═════ Source excerpt

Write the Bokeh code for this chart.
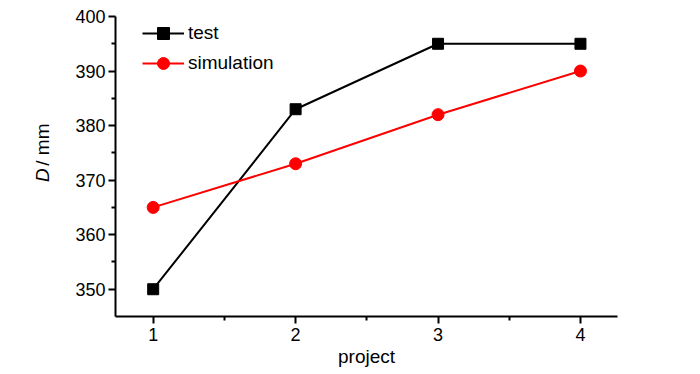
from bokeh.plotting import figure
from bokeh.layouts import row
from bokeh.models import Range1d, FixedTicker, Legend, LegendItem, Label
from bokeh.embed import file_html
from bokeh.resources import INLINE
import math

projects = [1, 2, 3, 4]
test = [350, 383, 395, 395]
simulation = [365, 373, 382, 390]
x_ticks = [1, 2, 3, 4]
x_minor = [1.5, 2.5, 3.5]
y_ticks = [350, 360, 370, 380, 390, 400]
y_minor = [355, 365, 375, 385, 395]

H = 370
LW = 60          # width of the strip holding the y-axis title
W = 692 - LW     # main figure width

p = figure(width=W, height=H, output_backend="svg", toolbar_location=None,
           x_range=Range1d(0.7355, 4.26), y_range=Range1d(345, 400),
           min_border_left=115 - LW, min_border_right=W - (617 - LW),
           min_border_top=16, min_border_bottom=H - 316)
p.outline_line_color = None
p.grid.grid_line_color = None
p.background_fill_color = "white"

p.xaxis.ticker = FixedTicker(ticks=x_ticks, minor_ticks=x_minor)
p.yaxis.ticker = FixedTicker(ticks=y_ticks, minor_ticks=y_minor)
for ax in (p.xaxis, p.yaxis):
    ax.axis_line_width = 2
    ax.axis_line_color = "black"
    ax.major_tick_line_width = 2
    ax.minor_tick_line_width = 2
    ax.major_tick_line_color = "black"
    ax.minor_tick_line_color = "black"
    ax.major_tick_in = 0
    ax.major_tick_out = 7
    ax.minor_tick_in = 0
    ax.minor_tick_out = 4
    ax.major_label_text_font = "Liberation Sans"
    ax.major_label_text_font_size = "18px"
    ax.major_label_text_color = "black"
p.xaxis.major_label_standoff = 4
p.yaxis.major_label_standoff = 3
p.xaxis.axis_label = "project"
p.xaxis.axis_label_text_font = "Liberation Sans"
p.xaxis.axis_label_text_font_style = "normal"
p.xaxis.axis_label_text_font_size = "19px"
p.xaxis.axis_label_text_color = "black"
p.xaxis.axis_label_standoff = 2

r1 = p.line(projects, test, line_color="black", line_width=2)
m1 = p.scatter(projects, test, marker="square", size=11, fill_color="black", line_color="black")
r2 = p.line(projects, simulation, line_color="red", line_width=2)
m2 = p.scatter(projects, simulation, marker="circle", size=12, fill_color="red", line_color="red")

legend = Legend(items=[LegendItem(label="test", renderers=[r1, m1]),
                       LegendItem(label="simulation", renderers=[r2, m2])],
                location=(27, 238), padding=0, margin=0, spacing=0,
                glyph_width=42, glyph_height=30, label_height=30, label_standoff=4,
                border_line_color=None, background_fill_alpha=0,
                label_text_font="Liberation Sans", label_text_font_size="19px",
                label_text_color="black")
p.add_layout(legend)

# strip on the left carrying the y-axis title "D / mm" with an italic D
t = figure(width=LW, height=H, output_backend="svg", toolbar_location=None,
           x_range=Range1d(0, LW), y_range=Range1d(0, H),
           x_axis_location=None, y_axis_location=None,
           min_border_left=0, min_border_right=0, min_border_top=0, min_border_bottom=0)
t.outline_line_color = None
t.grid.grid_line_color = None
t.add_layout(Label(x=42, y=166, text="D", angle=math.pi / 2,
                   text_align="left", text_baseline="alphabetic",
                   text_font="Liberation Sans", text_font_style="italic",
                   text_font_size="19px", text_color="black"))
t.add_layout(Label(x=42, y=186, text="/ mm", angle=math.pi / 2,
                   text_align="left", text_baseline="alphabetic",
                   text_font="Liberation Sans", text_font_size="19px", text_color="black"))

layout = row(t, p, spacing=0)
open("out.html", "w").write(file_html(layout, INLINE))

══════════

### Given exercise:
Write out the material above again, word for word, minus its pictures.

### Full response:
Write the Bokeh code for this chart.
from bokeh.plotting import figure
from bokeh.layouts import row
from bokeh.models import Range1d, FixedTicker, Legend, LegendItem, Label
from bokeh.embed import file_html
from bokeh.resources import INLINE
import math

projects = [1, 2, 3, 4]
test = [350, 383, 395, 395]
simulation = [365, 373, 382, 390]
x_ticks = [1, 2, 3, 4]
x_minor = [1.5, 2.5, 3.5]
y_ticks = [350, 360, 370, 380, 390, 400]
y_minor = [355, 365, 375, 385, 395]

H = 370
LW = 60          # width of the strip holding the y-axis title
W = 692 - LW     # main figure width

p = figure(width=W, height=H, output_backend="svg", toolbar_location=None,
           x_range=Range1d(0.7355, 4.26), y_range=Range1d(345, 400),
           min_border_left=115 - LW, min_border_right=W - (617 - LW),
           min_border_top=16, min_border_bottom=H - 316)
p.outline_line_color = None
p.grid.grid_line_color = None
p.background_fill_color = "white"

p.xaxis.ticker = FixedTicker(ticks=x_ticks, minor_ticks=x_minor)
p.yaxis.ticker = FixedTicker(ticks=y_ticks, minor_ticks=y_minor)
for ax in (p.xaxis, p.yaxis):
    ax.axis_line_width = 2
    ax.axis_line_color = "black"
    ax.major_tick_line_width = 2
    ax.minor_tick_line_width = 2
    ax.major_tick_line_color = "black"
    ax.minor_tick_line_color = "black"
    ax.major_tick_in = 0
    ax.major_tick_out = 7
    ax.minor_tick_in = 0
    ax.minor_tick_out = 4
    ax.major_label_text_font = "Liberation Sans"
    ax.major_label_text_font_size = "18px"
    ax.major_label_text_color = "black"
p.xaxis.major_label_standoff = 4
p.yaxis.major_label_standoff = 3
p.xaxis.axis_label = "project"
p.xaxis.axis_label_text_font = "Liberation Sans"
p.xaxis.axis_label_text_font_style = "normal"
p.xaxis.axis_label_text_font_size = "19px"
p.xaxis.axis_label_text_color = "black"
p.xaxis.axis_label_standoff = 2

r1 = p.line(projects, test, line_color="black", line_width=2)
m1 = p.scatter(projects, test, marker="square", size=11, fill_color="black", line_color="black")
r2 = p.line(projects, simulation, line_color="red", line_width=2)
m2 = p.scatter(projects, simulation, marker="circle", size=12, fill_color="red", line_color="red")

legend = Legend(items=[LegendItem(label="test", renderers=[r1, m1]),
                       LegendItem(label="simulation", renderers=[r2, m2])],
                location=(27, 238), padding=0, margin=0, spacing=0,
                glyph_width=42, glyph_height=30, label_height=30, label_standoff=4,
                border_line_color=None, background_fill_alpha=0,
                label_text_font="Liberation Sans", label_text_font_size="19px",
                label_text_color="black")
p.add_layout(legend)

# strip on the left carrying the y-axis title "D / mm" with an italic D
t = figure(width=LW, height=H, output_backend="svg", toolbar_location=None,
           x_range=Range1d(0, LW), y_range=Range1d(0, H),
           x_axis_location=None, y_axis_location=None,
           min_border_left=0, min_border_right=0, min_border_top=0, min_border_bottom=0)
t.outline_line_color = None
t.grid.grid_line_color = None
t.add_layout(Label(x=42, y=166, text="D", angle=math.pi / 2,
                   text_align="left", text_baseline="alphabetic",
                   text_font="Liberation Sans", text_font_style="italic",
                   text_font_size="19px", text_color="black"))
t.add_layout(Label(x=42, y=186, text="/ mm", angle=math.pi / 2,
                   text_align="left", text_baseline="alphabetic",
                   text_font="Liberation Sans", text_font_size="19px", text_color="black"))

layout = row(t, p, spacing=0)
open("out.html", "w").write(file_html(layout, INLINE))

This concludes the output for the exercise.